Artists' Book fun and discovery

I have done a fair bit of teaching in the last wee while which isn't the usual way things are; but it has all been varied and wonderful.

I taught Black Beauty for the Calligraphers of SE Queensland; I gave a letterpress demonstration as part of the Regional Marks exhibition; I spent a week in Rockhampton teaching Quietly and Gently with white on white as part of Wrapt in Rocky; and I spent a day last week with Sunshine Coast Grammar students teaching artists' books.

I have another teaching gig lined up at the University of the Sunshine Coast then I think the teaching is over for a bit.

Last week I spent the day as the artist in Residence at the Grammar School, as Year 11 students had an 'incursion". Rather than an excursion where they leave the school to go and see and learn something new; with this event they stayed on campus, I came to them and they had a full day of art (no maths, no science, no English...).

I loved so much of the wall art in the art room - I have no idea who did the work but it made the place really come alive.

I spoke a lot about materiality - making you materials part of the story; as well as about narrative and ways to tell a story that aren't obvious. Hint at things, encourage the viewer/reader to want to know what lies ahead and to enjoy discovering things for themselves. Don't be obvious. Don't tell them straight up what is going on - leave a little room for the mystery.

By and large the message got through and interesting approaches emerged.

Whilst this half open page with a cut out shows both a smile and tears; when the page is actually closed you only see the smile - and are then surprised when you see the tears once it is opened.

This fold out is perfect to discover the roots of the tree - as they reach down and down and down...

This deceptively simple yet beautiful book was a real winner I think.  From full foliaged green on the front,

To completely denuded white on the back,

The pages gradually reduce (by virtue of vertical divisions) from full green to partial green with increasing white throughout. You get the message.

Whilst not complete, when I photographed it, the torn and ripped masking tape will guide you through the story as well.

Wondering what to do and how to build a story when you have no inspiration, we started with a dry point print of a giraffe. Where do you take that? How do you take the viewer/reader through a story? Where will they end up? How will they get there? 

And this is one of the gorgeous pages - with a peep hole through to something you can't recognise (until eh final page of course). It was an interesting process to work out how to maintain visual interest with a simple story.

Some of the play with the print.

Not everybody got to stitch their book; nor did I get to photograph them all, but this one is finished. It worked with a mono print (painted onto the plate then printed) - a gestural image of a woman which was quite powerful. It pulled 'her' apart in various ways and made her whole again.

It was a really enjoyable day and I say a big thanks to the Year 11 art students for having me and for working so hard to create artists' books of interest.  I told them I expected more of them than to simply put together a scrapbook of their art; and they certainly delivered!


  1. do you remember that wonderful feeling of making & holding your very first book?

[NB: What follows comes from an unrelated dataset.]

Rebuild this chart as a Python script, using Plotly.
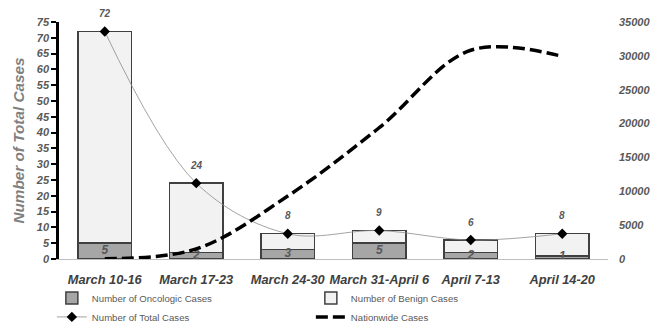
import plotly.graph_objects as go

categories = ["March 10-16", "March 17-23", "March 24-30", "March 31-April 6", "April 7-13", "April 14-20"]
oncologic = [5, 2, 3, 5, 2, 1]
benign = [67, 22, 5, 4, 4, 7]
total = [72, 24, 8, 9, 6, 8]
nationwide = [47, 1482, 9298, 19390, 30832, 29931]

FONT = "Liberation Sans, Arial, sans-serif"
GRAY = "#595959"

fig = go.Figure()
fig.add_trace(go.Bar(
    x=categories, y=oncologic, name="Number of Oncologic Cases",
    marker=dict(color="#a6a6a6", line=dict(color="#404040", width=1.5)),
))
fig.add_trace(go.Bar(
    x=categories, y=benign, name="Number of Benign Cases",
    marker=dict(color="#f2f2f2", line=dict(color="#404040", width=1.5)),
))
# labels inside oncologic segment
fig.add_trace(go.Scatter(
    x=categories, y=[v / 2 for v in oncologic], mode="text",
    text=[str(v) for v in oncologic], textposition="middle center",
    textfont=dict(family=FONT, size=12, color=GRAY, style="italic", weight="bold"),
    showlegend=False, hoverinfo="skip", cliponaxis=False,
))
fig.add_trace(go.Scatter(
    x=categories, y=total, name="Number of Total Cases",
    mode="lines+markers", line=dict(color="#8c8c8c", width=0.8, shape="spline", smoothing=1),
    marker=dict(symbol="diamond", size=8, color="black"),
    cliponaxis=False,
))
# value labels above the total markers
for c, v in zip(categories, total):
    fig.add_annotation(
        x=c, y=v, text=str(v), showarrow=False, yshift=18,
        font=dict(family=FONT, size=10, color=GRAY, style="italic", weight="bold"),
    )
fig.add_trace(go.Scatter(
    x=categories, y=nationwide, name="Nationwide Cases", yaxis="y2",
    mode="lines", line=dict(color="black", width=3.5, dash="12px,5px", shape="spline", smoothing=1),
    cliponaxis=False,
))

tickfont = dict(family=FONT, size=11, color=GRAY, style="italic", weight="bold")
fig.update_layout(
    width=652, height=325,
    margin=dict(l=59, r=44, t=22, b=66, autoexpand=False),
    paper_bgcolor="white", plot_bgcolor="white",
    barmode="stack", bargap=0.41,
    font=dict(family=FONT),
    xaxis=dict(
        type="category", showgrid=False, showline=True, linecolor="#bfbfbf", linewidth=1,
        tickfont=dict(family=FONT, size=12.8, color="#404040", style="italic", weight="bold"),
        ticks="", zeroline=False, automargin=False, ticklabelstandoff=9,
    ),
    yaxis=dict(
        range=[0, 75], dtick=5, showgrid=False, zeroline=False,
        showline=True, linecolor="black", linewidth=2.5,
        ticks="outside", ticklen=5, tickwidth=1.5, tickcolor="black",
        tickfont=tickfont, automargin=False,
        title=dict(text="Number of Total Cases", standoff=8,
                   font=dict(family=FONT, size=15.3, color="#7f7f7f", style="italic", weight="bold")),
    ),
    yaxis2=dict(
        range=[0, 35000], dtick=5000, overlaying="y", side="right",
        showgrid=False, zeroline=False, showline=False, ticks="",
        tickfont=tickfont, ticklabelstandoff=10, tickformat="d", automargin=False,
    ),
    legend=dict(
        orientation="h", x=-0.013, xanchor="left", y=-0.103, yanchor="top",
        entrywidth=214, font=dict(family=FONT, size=9.6, color=GRAY),
        traceorder="normal", bgcolor="rgba(0,0,0,0)",
    ),
    showlegend=True,
)

fig.write_html("out.html", config={"displayModeBar": False},
               post_script="document.body.style.margin='0';document.body.style.overflow='hidden';")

    1. Oh I do Mo! I remain in awe of those moments when I realise I. Have. Just. Made. A. Book.! I don't take it for granted and I love that we can make books. Now ell.

  2. sounds like a great class. inspiring even tho I am not a year 11 student

    1. Thanks! In a way I think it was quite challenging for them; but it did make them think and that is always good!! I enjoyed watching where they went - amazing minds...go well.